Problem to work on – Return all of the data exactly as written, without the pictures.

::: Data block

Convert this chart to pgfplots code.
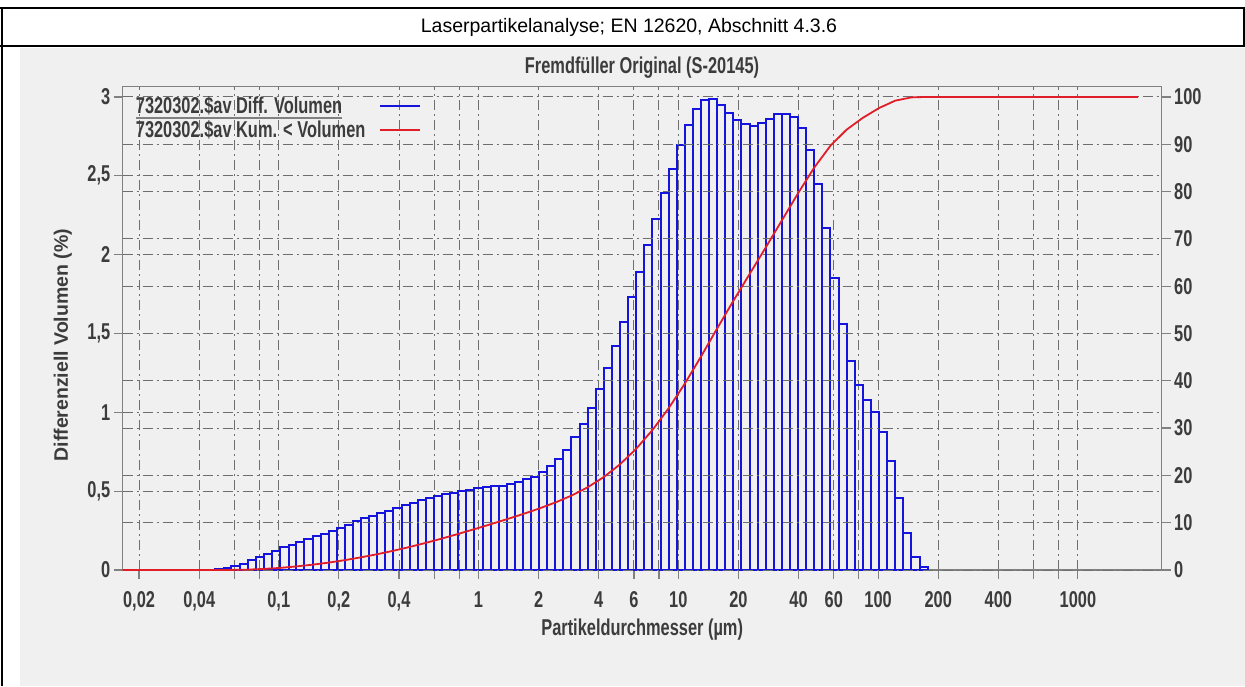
\documentclass[border=0pt]{standalone}
\usepackage{fontspec}
\setmainfont{Liberation Sans}
\newfontfamily\chartfont{Liberation Sans}[FakeStretch=0.716]
\usepackage{graphicx}
\usepackage{pgfplots}
\pgfplotsset{compat=1.18}
\definecolor{bg}{RGB}{240,240,240}
\definecolor{txt}{RGB}{60,60,60}
\definecolor{axgray}{RGB}{128,128,128}
\definecolor{gridgray}{RGB}{110,110,110}
\definecolor{barblue}{RGB}{20,20,220}
\definecolor{curvered}{RGB}{225,30,40}
\newcommand\cf{\chartfont\bfseries\fontsize{22.9}{25}\selectfont}
\newcommand\cfv{\bfseries\fontsize{19.5}{22}\selectfont}
\newcommand\ulgray[1]{\setbox0\hbox{#1}\rlap{\color{axgray}\rule[-5pt]{\wd0}{1.3pt}}\box0}
\begin{document}
\begin{tikzpicture}
\useasboundingbox (0,0) rectangle (1245pt,-686pt);
\fill[white] (0,0) rectangle (1245pt,-686pt);
\fill[bg] (20pt,-48pt) rectangle (1245pt,-686pt);
\draw[black, line width=2pt] (0,-8pt) -- (1245pt,-8pt);
\draw[black, line width=2pt] (0,-46pt) -- (1245pt,-46pt);
\draw[black, line width=2.5pt] (2pt,-8pt) -- (2pt,-686pt);
\draw[black, line width=2pt] (1244pt,-8pt) -- (1244pt,-46pt);
\node[font=\fontsize{19.5}{22}\selectfont] at (629pt,-27pt) {Laserpartikelanalyse; EN 12620, Abschnitt 4.3.6};

\begin{axis}[
  at={(122.7pt,-570pt)}, anchor=south west,
  scale only axis, width=1039pt, height=483.5pt,
  xmode=log, xmin=0.01656, xmax=2627,
  ymin=0, ymax=3.066,
  axis line style={axgray, line width=1.2pt},
  xtick={0.02,0.04,0.06,0.08,0.1,0.2,0.4,0.6,0.8,1,2,4,6,8,10,20,40,60,80,100,200,400,600,800,1000},
  xticklabels={{0,02},{0,04},{},{},{0,1},{0,2},{0,4},{},{},1,2,4,6,{},10,20,40,60,{},100,200,400,{},{},1000},
  minor xtick={},
  ytick={0,0.5,1,1.5,2,2.5,3},
  yticklabels={0,{0,5},1,{1,5},2,{2,5},3},
  xtick pos=bottom, ytick pos=left,
  tick align=outside, major tick length=9pt,
  tick style={axgray, line width=1.2pt},
  grid=major,
  major grid style={gridgray, line width=1pt, dash pattern=on 10pt off 4pt on 2pt off 4pt},
  ticklabel style={font=\cf, text=txt},
  xticklabel style={yshift=-9pt},
  xlabel={Partikeldurchmesser (µm)},
  ylabel={Differenziell Volumen (\%)},
  xlabel style={font=\cf, text=txt, at={(axis description cs:0.5,-0.124)}, anchor=center},
  ylabel style={font=\cfv, text=txt, at={(axis description cs:-0.0575,0.465)}, anchor=center},
]
\addplot[ybar interval, draw=barblue, line width=2pt, fill=none] coordinates {
(0.044,0.003) (0.048,0.006) (0.053,0.012) (0.058,0.025) (0.064,0.038)
(0.070,0.063) (0.077,0.082) (0.084,0.100) (0.093,0.122) (0.102,0.144)
(0.112,0.160) (0.122,0.180) (0.134,0.195) (0.148,0.214) (0.162,0.230)
(0.178,0.249) (0.195,0.266) (0.214,0.283) (0.235,0.313) (0.258,0.328)
(0.284,0.342) (0.311,0.359) (0.342,0.374) (0.375,0.391) (0.412,0.412)
(0.452,0.427) (0.496,0.444) (0.545,0.455) (0.598,0.469) (0.657,0.480)
(0.721,0.490) (0.791,0.500) (0.869,0.507) (0.953,0.518) (1.047,0.524)
(1.149,0.530) (1.261,0.535) (1.385,0.545) (1.520,0.556) (1.669,0.575)
(1.832,0.592) (2.011,0.619) (2.208,0.659) (2.423,0.706) (2.660,0.761)
(2.920,0.841) (3.206,0.926) (3.519,1.029) (3.863,1.148) (4.241,1.283)
(4.656,1.420) (5.111,1.573) (5.611,1.731) (6.159,1.892) (6.761,2.061)
(7.422,2.226) (8.148,2.389) (8.944,2.543) (9.819,2.695) (10.78,2.822)
(11.83,2.921) (12.99,2.980) (14.26,2.987) (15.65,2.949) (17.18,2.896)
(18.86,2.854) (20.71,2.826) (22.73,2.818) (24.95,2.832) (27.39,2.858)
(30.07,2.889) (33.01,2.892) (36.24,2.870) (39.78,2.801) (43.67,2.661)
(47.94,2.446) (52.62,2.167) (57.77,1.854) (63.41,1.558) (69.61,1.325)
(76.42,1.173) (83.89,1.078) (92.09,1.000) (101.1,0.873) (111.0,0.691)
(121.8,0.459) (133.7,0.233) (146.8,0.085) (161.2,0.021) (176.9,0)
};
\end{axis}

\begin{axis}[
  at={(122.7pt,-570pt)}, anchor=south west,
  scale only axis, width=1039pt, height=483.5pt,
  xmode=log, xmin=0.01656, xmax=2627,
  ymin=0, ymax=102.2,
  axis x line=none, axis y line*=right,
  axis line style={axgray, line width=1.2pt},
  ytick={0,10,20,30,40,50,60,70,80,90,100},
  yticklabels={0,10,20,30,40,50,60,70,80,90,100},
  tick align=outside, major tick length=9pt,
  tick style={axgray, line width=1.2pt},
  ymajorgrids,
  major grid style={gridgray, line width=1pt, dash pattern=on 10pt off 4pt on 2pt off 4pt},
  ticklabel style={font=\cf, text=txt},
  legend plot pos=right,
  legend cell align=left,
  legend image code/.code={\path (0pt,0pt); \draw[#1] (12pt,0pt) -- (52pt,0pt);},
  legend style={at={(axis description cs:0,1)}, anchor=north west, xshift=8pt, yshift=-6pt,
    draw=none, fill=none, font=\cf, text=txt, row sep=1.5pt},
]
\addlegendimage{barblue, line width=1.6pt}
\addlegendentry{\ulgray{7320302.\$av Diff. Volumen}}
\addplot[curvered, line width=1.8pt] coordinates {
(0.01656,0) (0.044,0) (0.058,0.02) (0.070,0.08) (0.084,0.23) (0.102,0.45)
(0.122,0.75) (0.148,1.13) (0.178,1.57) (0.214,2.08) (0.258,2.68)
(0.311,3.34) (0.375,4.07) (0.452,4.87) (0.545,5.74) (0.657,6.66)
(0.791,7.63) (0.953,8.63) (1.149,9.67) (1.385,10.73) (1.669,11.83)
(2.011,12.99) (2.423,14.27) (2.920,15.73) (3.519,17.49) (4.241,19.66)
(5.111,22.35) (6.159,25.64) (7.422,29.58) (8.944,34.18) (10.78,39.40)
(12.99,45.12) (15.65,51.07) (18.86,56.89) (22.73,62.55) (27.39,68.18)
(33.01,73.91) (39.78,79.65) (47.94,85.09) (57.77,89.69) (69.61,93.09)
(83.89,95.58) (101.1,97.65) (121.8,99.21) (146.8,99.90) (176.9,100)
(2000,100)
};
\addlegendentry{7320302.\$av Kum. < Volumen}
\end{axis}
\node[font=\cf, text=txt] at (642pt,-68pt) {Fremdfüller Original (S-20145)};
\end{tikzpicture}
\end{document}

::::::

Problem solution –
Convert this chart to pgfplots code.
\documentclass[border=0pt]{standalone}
\usepackage{fontspec}
\setmainfont{Liberation Sans}
\newfontfamily\chartfont{Liberation Sans}[FakeStretch=0.716]
\usepackage{graphicx}
\usepackage{pgfplots}
\pgfplotsset{compat=1.18}
\definecolor{bg}{RGB}{240,240,240}
\definecolor{txt}{RGB}{60,60,60}
\definecolor{axgray}{RGB}{128,128,128}
\definecolor{gridgray}{RGB}{110,110,110}
\definecolor{barblue}{RGB}{20,20,220}
\definecolor{curvered}{RGB}{225,30,40}
\newcommand\cf{\chartfont\bfseries\fontsize{22.9}{25}\selectfont}
\newcommand\cfv{\bfseries\fontsize{19.5}{22}\selectfont}
\newcommand\ulgray[1]{\setbox0\hbox{#1}\rlap{\color{axgray}\rule[-5pt]{\wd0}{1.3pt}}\box0}
\begin{document}
\begin{tikzpicture}
\useasboundingbox (0,0) rectangle (1245pt,-686pt);
\fill[white] (0,0) rectangle (1245pt,-686pt);
\fill[bg] (20pt,-48pt) rectangle (1245pt,-686pt);
\draw[black, line width=2pt] (0,-8pt) -- (1245pt,-8pt);
\draw[black, line width=2pt] (0,-46pt) -- (1245pt,-46pt);
\draw[black, line width=2.5pt] (2pt,-8pt) -- (2pt,-686pt);
\draw[black, line width=2pt] (1244pt,-8pt) -- (1244pt,-46pt);
\node[font=\fontsize{19.5}{22}\selectfont] at (629pt,-27pt) {Laserpartikelanalyse; EN 12620, Abschnitt 4.3.6};

\begin{axis}[
  at={(122.7pt,-570pt)}, anchor=south west,
  scale only axis, width=1039pt, height=483.5pt,
  xmode=log, xmin=0.01656, xmax=2627,
  ymin=0, ymax=3.066,
  axis line style={axgray, line width=1.2pt},
  xtick={0.02,0.04,0.06,0.08,0.1,0.2,0.4,0.6,0.8,1,2,4,6,8,10,20,40,60,80,100,200,400,600,800,1000},
  xticklabels={{0,02},{0,04},{},{},{0,1},{0,2},{0,4},{},{},1,2,4,6,{},10,20,40,60,{},100,200,400,{},{},1000},
  minor xtick={},
  ytick={0,0.5,1,1.5,2,2.5,3},
  yticklabels={0,{0,5},1,{1,5},2,{2,5},3},
  xtick pos=bottom, ytick pos=left,
  tick align=outside, major tick length=9pt,
  tick style={axgray, line width=1.2pt},
  grid=major,
  major grid style={gridgray, line width=1pt, dash pattern=on 10pt off 4pt on 2pt off 4pt},
  ticklabel style={font=\cf, text=txt},
  xticklabel style={yshift=-9pt},
  xlabel={Partikeldurchmesser (µm)},
  ylabel={Differenziell Volumen (\%)},
  xlabel style={font=\cf, text=txt, at={(axis description cs:0.5,-0.124)}, anchor=center},
  ylabel style={font=\cfv, text=txt, at={(axis description cs:-0.0575,0.465)}, anchor=center},
]
\addplot[ybar interval, draw=barblue, line width=2pt, fill=none] coordinates {
(0.044,0.003) (0.048,0.006) (0.053,0.012) (0.058,0.025) (0.064,0.038)
(0.070,0.063) (0.077,0.082) (0.084,0.100) (0.093,0.122) (0.102,0.144)
(0.112,0.160) (0.122,0.180) (0.134,0.195) (0.148,0.214) (0.162,0.230)
(0.178,0.249) (0.195,0.266) (0.214,0.283) (0.235,0.313) (0.258,0.328)
(0.284,0.342) (0.311,0.359) (0.342,0.374) (0.375,0.391) (0.412,0.412)
(0.452,0.427) (0.496,0.444) (0.545,0.455) (0.598,0.469) (0.657,0.480)
(0.721,0.490) (0.791,0.500) (0.869,0.507) (0.953,0.518) (1.047,0.524)
(1.149,0.530) (1.261,0.535) (1.385,0.545) (1.520,0.556) (1.669,0.575)
(1.832,0.592) (2.011,0.619) (2.208,0.659) (2.423,0.706) (2.660,0.761)
(2.920,0.841) (3.206,0.926) (3.519,1.029) (3.863,1.148) (4.241,1.283)
(4.656,1.420) (5.111,1.573) (5.611,1.731) (6.159,1.892) (6.761,2.061)
(7.422,2.226) (8.148,2.389) (8.944,2.543) (9.819,2.695) (10.78,2.822)
(11.83,2.921) (12.99,2.980) (14.26,2.987) (15.65,2.949) (17.18,2.896)
(18.86,2.854) (20.71,2.826) (22.73,2.818) (24.95,2.832) (27.39,2.858)
(30.07,2.889) (33.01,2.892) (36.24,2.870) (39.78,2.801) (43.67,2.661)
(47.94,2.446) (52.62,2.167) (57.77,1.854) (63.41,1.558) (69.61,1.325)
(76.42,1.173) (83.89,1.078) (92.09,1.000) (101.1,0.873) (111.0,0.691)
(121.8,0.459) (133.7,0.233) (146.8,0.085) (161.2,0.021) (176.9,0)
};
\end{axis}

\begin{axis}[
  at={(122.7pt,-570pt)}, anchor=south west,
  scale only axis, width=1039pt, height=483.5pt,
  xmode=log, xmin=0.01656, xmax=2627,
  ymin=0, ymax=102.2,
  axis x line=none, axis y line*=right,
  axis line style={axgray, line width=1.2pt},
  ytick={0,10,20,30,40,50,60,70,80,90,100},
  yticklabels={0,10,20,30,40,50,60,70,80,90,100},
  tick align=outside, major tick length=9pt,
  tick style={axgray, line width=1.2pt},
  ymajorgrids,
  major grid style={gridgray, line width=1pt, dash pattern=on 10pt off 4pt on 2pt off 4pt},
  ticklabel style={font=\cf, text=txt},
  legend plot pos=right,
  legend cell align=left,
  legend image code/.code={\path (0pt,0pt); \draw[#1] (12pt,0pt) -- (52pt,0pt);},
  legend style={at={(axis description cs:0,1)}, anchor=north west, xshift=8pt, yshift=-6pt,
    draw=none, fill=none, font=\cf, text=txt, row sep=1.5pt},
]
\addlegendimage{barblue, line width=1.6pt}
\addlegendentry{\ulgray{7320302.\$av Diff. Volumen}}
\addplot[curvered, line width=1.8pt] coordinates {
(0.01656,0) (0.044,0) (0.058,0.02) (0.070,0.08) (0.084,0.23) (0.102,0.45)
(0.122,0.75) (0.148,1.13) (0.178,1.57) (0.214,2.08) (0.258,2.68)
(0.311,3.34) (0.375,4.07) (0.452,4.87) (0.545,5.74) (0.657,6.66)
(0.791,7.63) (0.953,8.63) (1.149,9.67) (1.385,10.73) (1.669,11.83)
(2.011,12.99) (2.423,14.27) (2.920,15.73) (3.519,17.49) (4.241,19.66)
(5.111,22.35) (6.159,25.64) (7.422,29.58) (8.944,34.18) (10.78,39.40)
(12.99,45.12) (15.65,51.07) (18.86,56.89) (22.73,62.55) (27.39,68.18)
(33.01,73.91) (39.78,79.65) (47.94,85.09) (57.77,89.69) (69.61,93.09)
(83.89,95.58) (101.1,97.65) (121.8,99.21) (146.8,99.90) (176.9,100)
(2000,100)
};
\addlegendentry{7320302.\$av Kum. < Volumen}
\end{axis}
\node[font=\cf, text=txt] at (642pt,-68pt) {Fremdfüller Original (S-20145)};
\end{tikzpicture}
\end{document}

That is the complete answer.